Category : General

Yield: 8 Servings

Ingredients (Help):
2 lb Caribou steaks
1/4 c Soy sauce
1 c Beef bouillon
1/4 ts Ginger
2 cl Garlic; minced
1/4 c Sherry
4 tb Peanut oil
2 cl Garlic; minced
3 lg Green bell peppers cut into
-1/2" strips
1 c Water chestnuts
3 tb Cornstarch
Sesame oil
Hot steamed rice

Cut meat against the grain into 1/2 inch strips. Pound to tenderize.
Make a marinade for the meat by combining soy sauce, bouillon,
ginger, garlic and sherry.
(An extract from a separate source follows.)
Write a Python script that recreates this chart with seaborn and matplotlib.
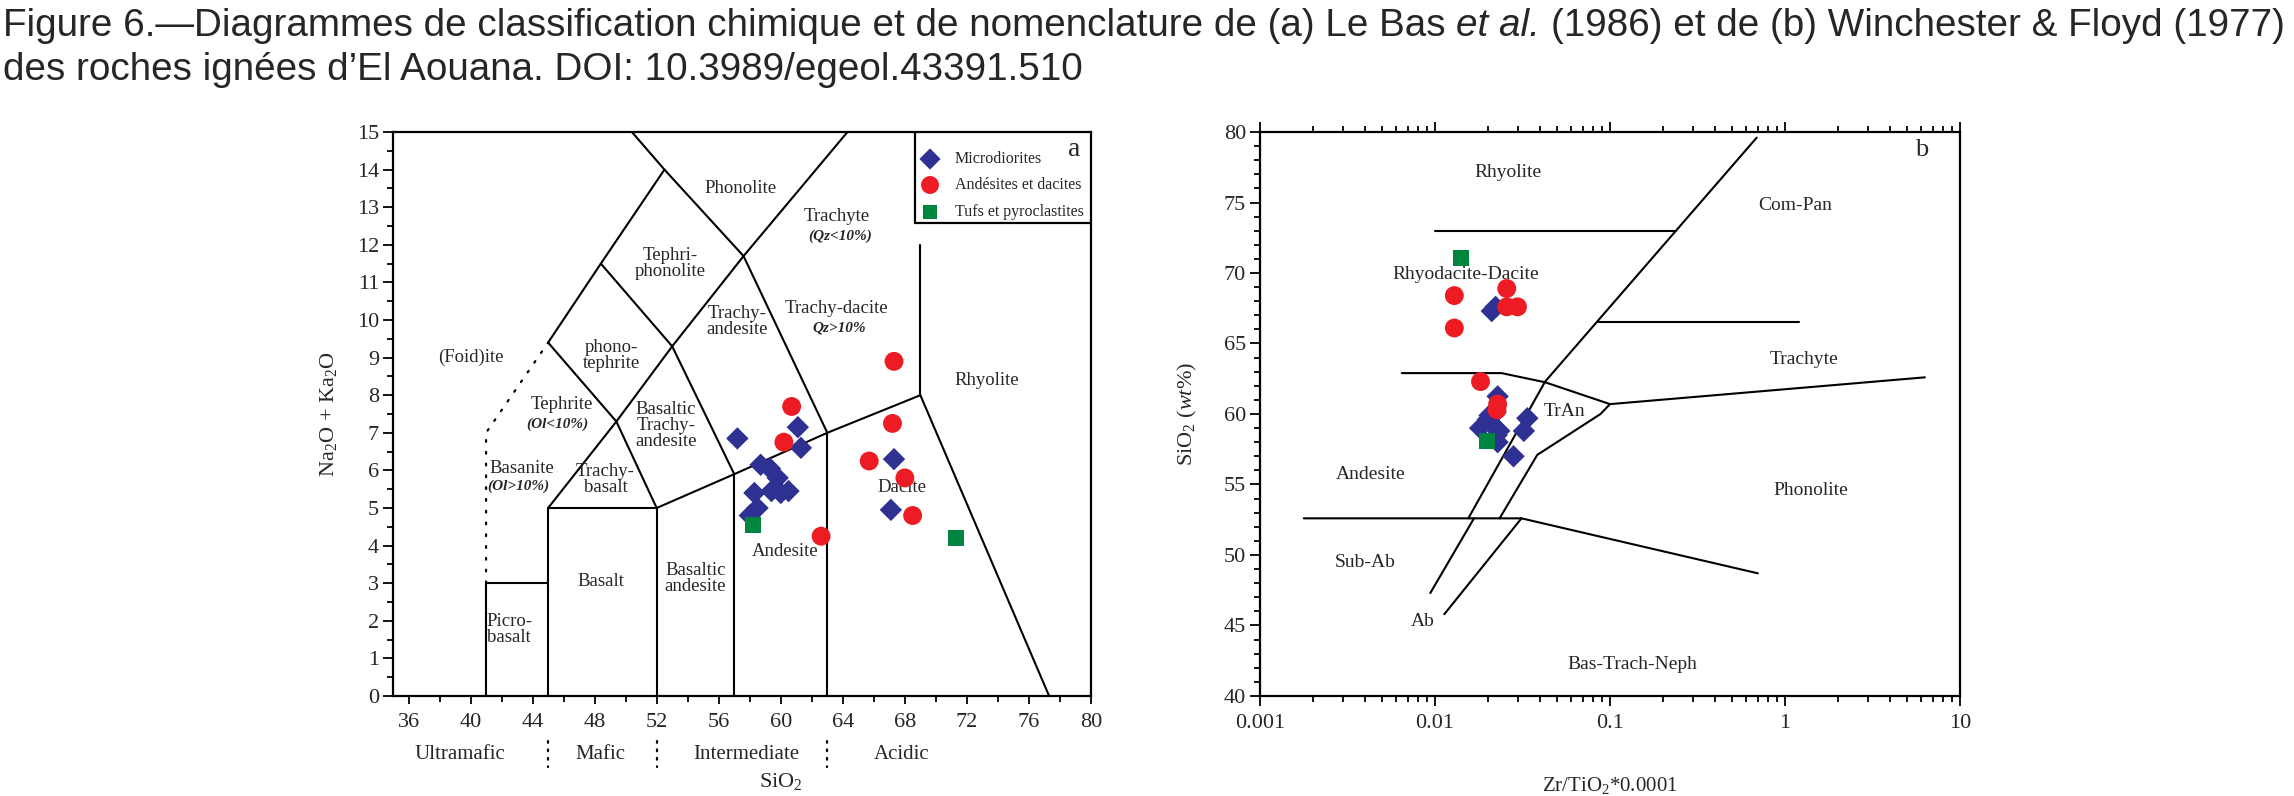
import matplotlib
matplotlib.use('Agg')
import matplotlib.pyplot as plt
import matplotlib.transforms as mtransforms
from matplotlib.ticker import MultipleLocator, FixedLocator, FixedFormatter, NullFormatter
from matplotlib.patches import Rectangle
import seaborn as sns

# ---- données (a) : diagramme TAS, Le Bas et al. (1986)
tas_micro_sio2 = [57.2, 61.1, 61.3, 58.7, 59.3, 59.8, 59.4, 60.0, 60.5, 58.5, 58.0, 58.3, 67.3, 67.1]
tas_micro_alk = [6.85, 7.15, 6.6, 6.15, 6.05, 5.8, 5.45, 5.4, 5.45, 5.0, 4.8, 5.4, 6.3, 4.95]
tas_andes_sio2 = [60.7, 60.2, 67.3, 67.2, 65.7, 68.0, 68.5, 62.6]
tas_andes_alk = [7.7, 6.75, 8.9, 7.25, 6.25, 5.8, 4.8, 4.25]
tas_tufs_sio2 = [58.2, 71.3]
tas_tufs_alk = [4.55, 4.2]

# ---- données (b) : Winchester & Floyd (1977)
wf_micro_zr = [0.0211, 0.0222, 0.0228, 0.0200, 0.0222, 0.0181, 0.0233, 0.0228, 0.0281, 0.0337, 0.0322, 0.0205, 0.0215, 0.0225]
wf_micro_si = [67.3, 67.6, 61.25, 59.6, 60.1, 59.0, 58.8, 58.0, 57.0, 59.7, 58.8, 59.9, 59.2, 58.5]
wf_andes_zr = [0.0129, 0.0129, 0.0257, 0.0257, 0.0296, 0.0182, 0.0228, 0.0226]
wf_andes_si = [68.4, 66.1, 68.9, 67.6, 67.6, 62.3, 60.7, 60.3]
wf_tufs_zr = [0.0141, 0.0198]
wf_tufs_si = [71.05, 58.1]

groupes = ['Microdiorites', 'Andésites et dacites', 'Tufs et pyroclastites']
couleurs = ['#2e3192', '#ed1c24', '#00853f']
marqueurs = ['D', 'o', 's']
tailles = [130, 185, 125]

# limites des champs TAS
tas_lignes = [
    [(41, 0), (41, 3), (45, 3)],
    [(45, 0), (45, 5), (52, 5), (52, 0)],
    [(52, 5), (57, 5.9), (63, 7), (69, 8), (77.3, 0)],
    [(57, 0), (57, 5.9)],
    [(63, 0), (63, 7)],
    [(69, 8), (69, 12)],
    [(45, 5), (49.4, 7.3), (53, 9.3), (57.6, 11.7), (64.3, 15)],
    [(45, 9.4), (49.4, 7.3), (52, 5)],
    [(48.4, 11.5), (53, 9.3), (57, 5.9)],
    [(50.4, 15), (52.5, 14), (57.6, 11.7), (63, 7)],
    [(45, 9.4), (48.4, 11.5), (52.5, 14)],
]
tas_pointilles = [(41, 3), (41, 7), (45, 9.4)]

tas_noms = [
    ('(Foid)ite', 40.0, 9.0), ('Tephrite', 45.9, 7.75), ('Basanite', 43.3, 6.05),
    ('phono-\ntephrite', 49.1, 9.05), ('Tephri-\nphonolite', 52.9, 11.5),
    ('Phonolite', 57.4, 13.5), ('Trachy-\nandesite', 57.2, 9.95),
    ('Basaltic\nTrachy-\nandesite', 52.6, 7.2), ('Trachy-\nbasalt', 48.7, 5.75),
    ('Basalt', 48.4, 3.05), ('Picro-\nbasalt', 42.5, 1.77), ('Basaltic\nandesite', 54.5, 3.12),
    ('Andesite', 60.3, 3.85), ('Dacite', 67.8, 5.55), ('Trachyte', 63.6, 12.75),
    ('Trachy-dacite', 63.6, 10.3), ('Rhyolite', 73.3, 8.4),
]
tas_notes = [('(Ol<10%)', 45.6, 7.22), ('(Ol>10%)', 43.1, 5.58),
             ('(Qz<10%)', 63.8, 12.22), ('Qz>10%', 63.8, 9.78)]

classes = [('Ultramafic', 39.3), ('Mafic', 48.4), ('Intermediate', 57.8), ('Acidic', 67.8)]
coupures = [45, 52, 63]

wf_lignes = [
    [(0.01, 73.0), (0.238, 73.0)],
    [(0.0155, 52.6), (0.0426, 62.3), (0.689, 79.6)],
    [(0.0167, 52.6), (0.0094, 47.3)],
    [(0.0234, 52.6), (0.0384, 57.1), (0.0883, 60.0), (0.1, 60.7)],
    [(0.0312, 52.6), (0.0113, 45.8)],
    [(0.084, 66.5), (1.2, 66.5)],
    [(0.00646, 62.9), (0.024, 62.9), (0.0426, 62.25), (0.1, 60.7), (6.3, 62.6)],
    [(0.00178, 52.6), (0.0312, 52.6), (0.7, 48.7)],
]
wf_noms = [
    ('Rhyolite', 0.026, 77.1, 'center'), ('Rhyodacite-Dacite', 0.015, 69.9, 'center'),
    ('Com-Pan', 0.70, 74.8, 'left'), ('Trachyte', 0.82, 63.9, 'left'),
    ('TrAn', 0.055, 60.2, 'center'), ('Andesite', 0.0043, 55.7, 'center'),
    ('Sub-Ab', 0.004, 49.45, 'center'), ('Ab', 0.0085, 45.3, 'center'),
    ('Phonolite', 1.4, 54.6, 'center'), ('Bas-Trach-Neph', 0.134, 42.2, 'center'),
]

sns.set_style('ticks')
plt.rcParams['font.family'] = ['Liberation Serif', 'DejaVu Serif']
plt.rcParams['mathtext.fontset'] = 'custom'
plt.rcParams['mathtext.rm'] = 'Liberation Serif'
plt.rcParams['mathtext.it'] = 'Liberation Serif:italic'
plt.rcParams['mathtext.bf'] = 'Liberation Serif:bold'

W, H = 2294, 796
fig = plt.figure(figsize=(W / 100, H / 100), dpi=100)
renderer = fig.canvas.get_renderer()

# ---- titre (deux lignes, police sans empattement)
ligne1 = [('Figure 6.—Diagrammes de classification chimique et de nomenclature de (a) Le Bas', 'normal'),
          ('et al.', 'italic'),
          ('(1986) et de (b) Winchester & Floyd (1977)', 'normal')]
ligne2 = [('des roches ignées d’El Aouana. DOI: 10.3989/egeol.43391.510', 'normal')]


def largeur(txt, taille, style):
    t = fig.text(0, 0, txt, fontsize=taille, fontstyle=style, family='Liberation Sans')
    w = t.get_window_extent(renderer).width
    t.remove()
    return w


def ecrire(morceaux, y_px, taille):
    esp = largeur('a a', taille, 'normal') - largeur('aa', taille, 'normal')
    x = 3.0
    for txt, style in morceaux:
        t = fig.text(x / W, 1 - y_px / H, txt, fontsize=taille, fontstyle=style,
                     family='Liberation Sans', va='baseline', ha='left')
        x = t.get_window_extent(renderer).x1 + esp


base = 24
esp0 = largeur('a a', base, 'normal') - largeur('aa', base, 'normal')
tot = sum(largeur(t, base, s) for t, s in ligne1) + 2 * esp0
taille_titre = base * 2284 / tot
ecrire(ligne1, 36, taille_titre)
ecrire(ligne2, 80, taille_titre)

# ---- axes
bas = (H - 696) / H
haut = (696 - 132) / H
axa = fig.add_axes([393 / W, bas, (1091 - 393) / W, haut])
axb = fig.add_axes([1260 / W, bas, (1960 - 1260) / W, haut])

for ax in (axa, axb):
    for sp in ax.spines.values():
        sp.set_linewidth(1.6)
        sp.set_color('black')
        sp.set_visible(True)

# ---- (a) TAS
for seg in tas_lignes:
    axa.plot([p[0] for p in seg], [p[1] for p in seg], color='black', lw=1.5, zorder=2)
axa.plot([p[0] for p in tas_pointilles], [p[1] for p in tas_pointilles], color='black',
         lw=1.6, ls=(0, (0.8, 4.5)), dash_capstyle='round', zorder=2)

for nom, x, y in tas_noms:
    axa.text(x, y, nom, ha='center', va='center', fontsize=13.5, linespacing=0.92, zorder=2)
for nom, x, y in tas_notes:
    axa.text(x, y, nom, ha='center', va='center', fontsize=11, style='italic',
             weight='bold', zorder=2)

tas_x = [tas_micro_sio2, tas_andes_sio2, tas_tufs_sio2]
tas_y = [tas_micro_alk, tas_andes_alk, tas_tufs_alk]
for i in range(3):
    sns.scatterplot(x=tas_x[i], y=tas_y[i], ax=axa, marker=marqueurs[i], s=tailles[i],
                    color=couleurs[i], edgecolor='none', linewidth=0, zorder=4)

axa.set_xlim(35, 80)
axa.set_ylim(0, 15)
axa.xaxis.set_major_locator(FixedLocator(list(range(36, 81, 4))))
axa.xaxis.set_minor_locator(FixedLocator(list(range(38, 80, 4))))
axa.yaxis.set_major_locator(MultipleLocator(1))
axa.yaxis.set_minor_locator(MultipleLocator(0.5))
axa.tick_params(axis='both', which='both', direction='out', width=1.3, color='black',
                labelsize=16, top=False, right=False)
axa.tick_params(axis='y', which='major', length=7, pad=3)
axa.tick_params(axis='y', which='minor', length=4.5)
axa.tick_params(axis='x', which='major', length=6, pad=6)
axa.tick_params(axis='x', which='minor', length=4)

axa.set_ylabel('Na$_2$O + Ka$_2$O', fontsize=16, va='center')
axa.yaxis.set_label_coords(-0.092, 0.5)
axa.set_xlabel('SiO$_2$', fontsize=16, va='center')
axa.xaxis.set_label_coords((60 - 35) / 45, -0.152)

trans = mtransforms.blended_transform_factory(axa.transData, axa.transAxes)
for nom, x in classes:
    axa.text(x, -0.103, nom, transform=trans, ha='center', va='center', fontsize=15)
for x in coupures:
    axa.plot([x, x], [-0.08, -0.125], transform=trans, color='black', lw=1.6,
             ls=(0, (0.8, 3.0)), dash_capstyle='round', clip_on=False)

# légende en haut à droite
lx0 = (915 - 393) / (1091 - 393)
ly0 = (696 - 223) / (696 - 132)
axa.add_patch(Rectangle((lx0, ly0), 1 - lx0, 1 - ly0, transform=axa.transAxes,
                        facecolor='white', edgecolor='black', lw=1.6, zorder=5))
rangs = [159, 185, 212]
for i in range(3):
    yy = (696 - rangs[i]) / (696 - 132)
    axa.scatter([(930 - 393) / (1091 - 393)], [yy], transform=axa.transAxes,
                marker=marqueurs[i], s=tailles[i] * 0.9, color=couleurs[i],
                edgecolor='none', zorder=6, clip_on=False)
    axa.text((955 - 393) / (1091 - 393), yy, groupes[i], transform=axa.transAxes,
             ha='left', va='center', fontsize=11.5, zorder=6)
axa.text((1074 - 393) / (1091 - 393), (696 - 150) / (696 - 132), 'a', transform=axa.transAxes,
         ha='center', va='center', fontsize=20, zorder=6)

# ---- (b) Winchester & Floyd
for seg in wf_lignes:
    axb.plot([p[0] for p in seg], [p[1] for p in seg], color='black', lw=1.5, zorder=2)
for nom, x, y, ha in wf_noms:
    axb.text(x, y, nom, ha=ha, va='center', fontsize=14, zorder=2)
axb.text(6.0, 78.7, 'b', ha='center', va='center', fontsize=19, zorder=2)

wf_x = [wf_micro_zr, wf_andes_zr, wf_tufs_zr]
wf_y = [wf_micro_si, wf_andes_si, wf_tufs_si]
for i in range(3):
    sns.scatterplot(x=wf_x[i], y=wf_y[i], ax=axb, marker=marqueurs[i], s=tailles[i],
                    color=couleurs[i], edgecolor='none', linewidth=0, zorder=4)

axb.set_xscale('log')
axb.set_xlim(0.001, 10)
axb.set_ylim(40, 80)
axb.xaxis.set_major_locator(FixedLocator([0.001, 0.01, 0.1, 1, 10]))
axb.xaxis.set_major_formatter(FixedFormatter(['0.001', '0.01', '0.1', '1', '10']))
mins = [m * 10.0 ** e for e in range(-3, 1) for m in range(2, 10)]
axb.xaxis.set_minor_locator(FixedLocator(mins))
axb.xaxis.set_minor_formatter(NullFormatter())
axb.yaxis.set_major_locator(MultipleLocator(5))
axb.yaxis.set_minor_locator(MultipleLocator(1))
axb.tick_params(axis='both', which='both', direction='out', width=1.3, color='black',
                labelsize=16, right=False)
axb.tick_params(axis='x', which='both', top=True, bottom=True, labeltop=False)
axb.tick_params(axis='both', which='major', length=7, pad=3)
axb.tick_params(axis='both', which='minor', length=4)
axb.tick_params(axis='x', which='major', pad=6)

axb.set_ylabel('SiO$_2$ ($\\mathit{wt\\%}$)', fontsize=16, va='center')
axb.yaxis.set_label_coords(-0.103, 0.5)
axb.set_xlabel('Zr/TiO$_2$*0.0001', fontsize=15, va='center')
axb.xaxis.set_label_coords(0.5, -0.158)

fig.savefig('out.png', dpi=100)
Marinate steak over night in the
refrigerator. Dry meat on paper towels. In a wok, heat peanut oil and
saute chopped garlic until it turns golden brown. Remove, leaving at
least 2 tablespoon oil in wok. Add meat to oil and saute until brown
(add just a dash of sherry and sesame oil to meat while it's
browning). Set aside.

Make a slurry of the cornstarch and a little water. Pour marinade
into a separate pan and add cornstarch. Simmer until thick. Stir-fry
green pepper and water chestnuts in the wok. Add meat and marinade
sauce. Add a dash sesame oil to taste. Serve over steamed rice.